Genocide victims being given a decent burial during a past commemoration activity. The New Times/ File.
A French court will tomorrow, Tuesday commence a trial in substance in the case in which Pascal Simbikangwa will be tried over the role he played in the 1994 Genocide against the Tutsi.
The trial of the former intelligence chief is considered historic since it’s the first to be conducted in substance, by the French courts 20 years after the Genocide.
Simbikangwa, 54, is accused by the French prosecution of having supplied arms to the Interahamwe militia and ordered the massacre of the Tutsi in the former Gisenyi Prefecture in the current Rubavu District.
Reports from France indicate that the trial is expected to run for between six and eight weeks and court proceedings will be filmed.
Genocide survivors are optimistic that the trial may set a precedence and pace to try several other cases.

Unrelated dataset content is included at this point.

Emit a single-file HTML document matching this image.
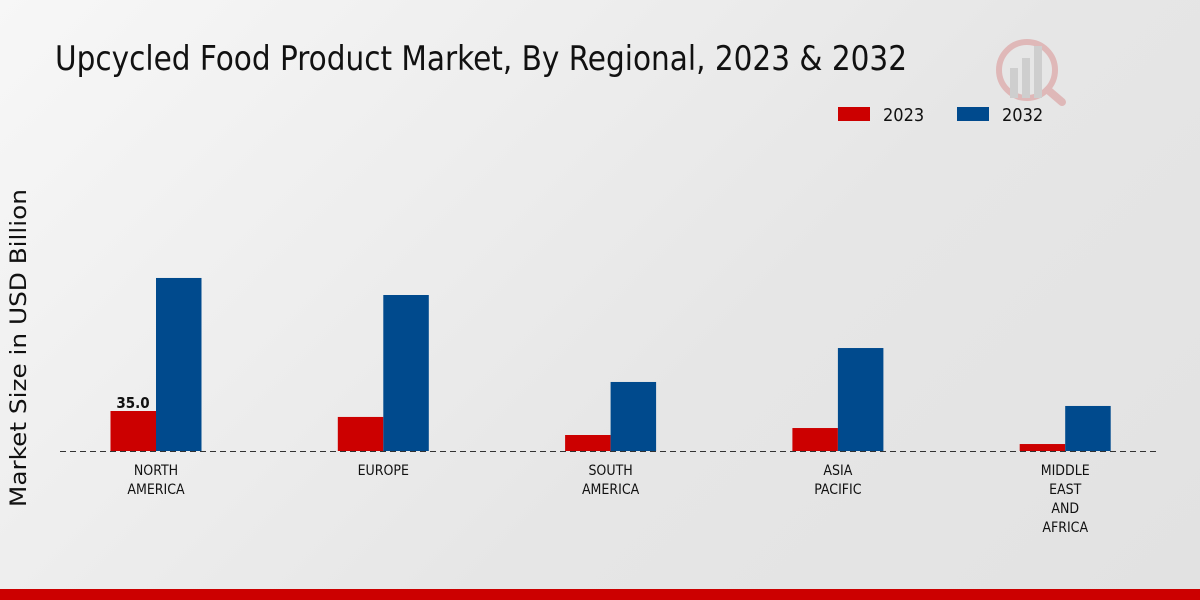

Dr Jean Pierre Dusingizemungu, the president of Ibuka, an umbrella of associations advocating for the interests of survivors of the Genocide against the Tutsi, said; “Simbikangwa’s cruelty is unthinkable and that is why we are optimistic that the French will deliver justice fairly.”
Home trial preferred
However, Dusingizemungu said Rwanda’s wish is to have genocide suspects, especially those in France, extradited and tried in Rwanda.

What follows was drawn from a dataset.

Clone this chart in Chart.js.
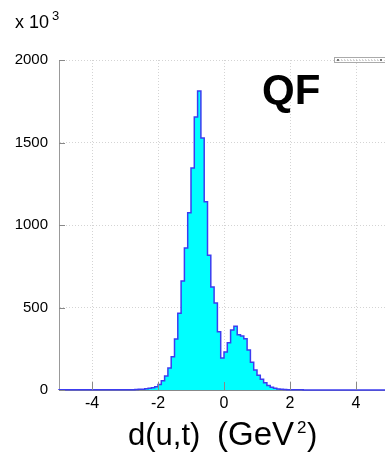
<!DOCTYPE html>
<html>
<head>
<meta charset="utf-8">
<script src="https://cdn.jsdelivr.net/npm/chart.js@4/dist/chart.umd.min.js"></script>
<style>
  html, body { margin: 0; padding: 0; overflow: hidden; background: #fff; }
  #wrap { position: absolute; left: 0; top: 0; width: 390px; height: 452px; }
</style>
</head>
<body>
<div id="wrap"><canvas id="canvas" width="390" height="452"></canvas></div>
<script>
// histogram of d(u,t), bins of 0.1 GeV^2, counts in units of 10^3
const binStart = -3.3;
const binWidth = 0.1;
const counts = [
  1, 1, 1, 1, 1, 2, 2, 3, 4, 5,            // -3.3 .. -2.4
  7, 10, 14, 20, 34, 56, 85, 133, 202, 309, // -2.4 .. -1.4
  465, 660, 861, 1075, 1345, 1655, 1812,    // -1.4 .. -0.7
  1527, 1141, 816, 624, 527, 353, 194,      // -0.7 .. 0.0
  230, 287, 364, 386, 335, 327, 310, 242, 168, 121, // 0.0 .. 1.0
  90, 65, 44, 28, 17, 10, 6, 4, 3, 2,       // 1.0 .. 2.0
  1, 1, 1, 1                                // 2.0 .. 2.4
];
const xRange = [-5, 5];
const yRange = [0, 2000];
const xTicks = [-4, -2, 0, 2, 4];
const yTicks = [0, 500, 1000, 1500, 2000];

// step outline points (left edge of each bin) plus zero line across the axis
const pts = [{ x: xRange[0], y: 0 }];
for (let i = 0; i < counts.length; i++) {
  pts.push({ x: +(binStart + i * binWidth).toFixed(2), y: counts[i] });
}
pts.push({ x: +(binStart + counts.length * binWidth).toFixed(2), y: 0 });
pts.push({ x: xRange[1], y: 0 });

const FONT = "'Liberation Sans', Arial, Helvetica, sans-serif";

const extras = {
  id: 'extras',
  afterDraw(chart) {
    const ctx = chart.ctx;
    const a = chart.chartArea;
    const xs = chart.scales.x, ys = chart.scales.y;
    ctx.save();
    // inside tick marks
    ctx.strokeStyle = '#888';
    ctx.lineWidth = 1;
    xTicks.forEach(t => {
      const px = Math.round(xs.getPixelForValue(t)) + 0.5;
      ctx.beginPath(); ctx.moveTo(px, a.bottom); ctx.lineTo(px, a.bottom - 8); ctx.stroke();
    });
    yTicks.forEach(t => {
      const py = Math.round(ys.getPixelForValue(t)) + 0.5;
      ctx.beginPath(); ctx.moveTo(a.left, py); ctx.lineTo(a.left + 6, py); ctx.stroke();
    });

    ctx.fillStyle = '#000';
    // exponent label
    ctx.textAlign = 'left';
    ctx.textBaseline = 'alphabetic';
    ctx.font = '18px ' + FONT;
    ctx.fillText('x 10', 15, 28);
    ctx.font = '13px ' + FONT;
    ctx.fillText('3', 52, 20);

    // QF label
    ctx.font = 'bold 42px ' + FONT;
    ctx.fillText('QF', 262, 104);

    // x axis title
    ctx.font = '31px ' + FONT;
    ctx.fillText('d(u,t)', 128, 445);
    ctx.font = '33px ' + FONT;
    ctx.fillText('(GeV', 217, 445);
    ctx.font = '17px ' + FONT;
    ctx.fillText('2', 297, 433);
    ctx.font = '31px ' + FONT;
    ctx.fillText(')', 307, 445);

    // small collapsed box at top right
    ctx.strokeStyle = '#aaa';
    ctx.strokeRect(334.5, 57.5, 60, 5);
    ctx.setLineDash([1, 2]);
    ctx.beginPath(); ctx.moveTo(338, 60); ctx.lineTo(380, 60); ctx.stroke();
    ctx.setLineDash([]);
    ctx.fillStyle = '#777';
    ctx.fillRect(337, 59, 2, 2);
    ctx.fillRect(380, 59, 2, 2);
    ctx.restore();
  }
};

const ctx = document.getElementById('canvas').getContext('2d');
const myChart = new Chart(ctx, {
  type: 'line',
  data: {
    datasets: [{
      data: pts,
      stepped: 'after',
      fill: 'origin',
      backgroundColor: '#00ffff',
      borderColor: '#3c3cf0',
      borderWidth: 1.5,
      pointRadius: 0,
      clip: 3
    }]
  },
  options: {
    responsive: false,
    animation: false,
    devicePixelRatio: 1,
    layout: { padding: { top: 60, right: 1, left: 0, bottom: 0 } },
    plugins: { legend: { display: false }, tooltip: { enabled: false } },
    scales: {
      x: {
        type: 'linear',
        min: xRange[0],
        max: xRange[1],
        afterFit: s => { s.height = 62; },
        afterBuildTicks: s => { s.ticks = xTicks.map(v => ({ value: v })); },
        ticks: { font: { size: 16, family: FONT }, color: '#000', padding: 4, maxRotation: 0, callback: v => String(v) },
        grid: { color: '#d4d4d4', drawTicks: false },
        border: { color: '#888', dash: [1, 2] }
      },
      y: {
        min: yRange[0],
        max: yRange[1],
        afterFit: s => { s.width = 59; },
        afterBuildTicks: s => { s.ticks = yTicks.map(v => ({ value: v })); },
        ticks: { font: { size: 15, family: FONT }, color: '#000', padding: 11, callback: v => String(v) },
        grid: { color: '#d4d4d4', drawTicks: false },
        border: { color: '#999', dash: [1, 2] }
      }
    }
  },
  plugins: [extras]
});
</script>
</body>
</html>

“Our concerns rotate around the language used in trying these cases, there is fear that the context and a clear description of how the crime was committed may be lost if the trial is conducted in a foreign language,” he said.
The accused is believed to be one of the members of the ‘Akazu’ an inner group that conceptualised and oversaw the Genocide, which orchestrated the death of over a million people.
Investigations into the role Simbikangwa played in the Genocide started in 2009, one year after he was arrested in Mayotte, a French island.
Simbikangwa was arrested following a complaint made by France-based rights group Collectif des Parties Civiles pour le Rwanda (CPCR), an association that pursues Genocide suspects living in France.
About 20 Genocide-related cases are pending before French courts.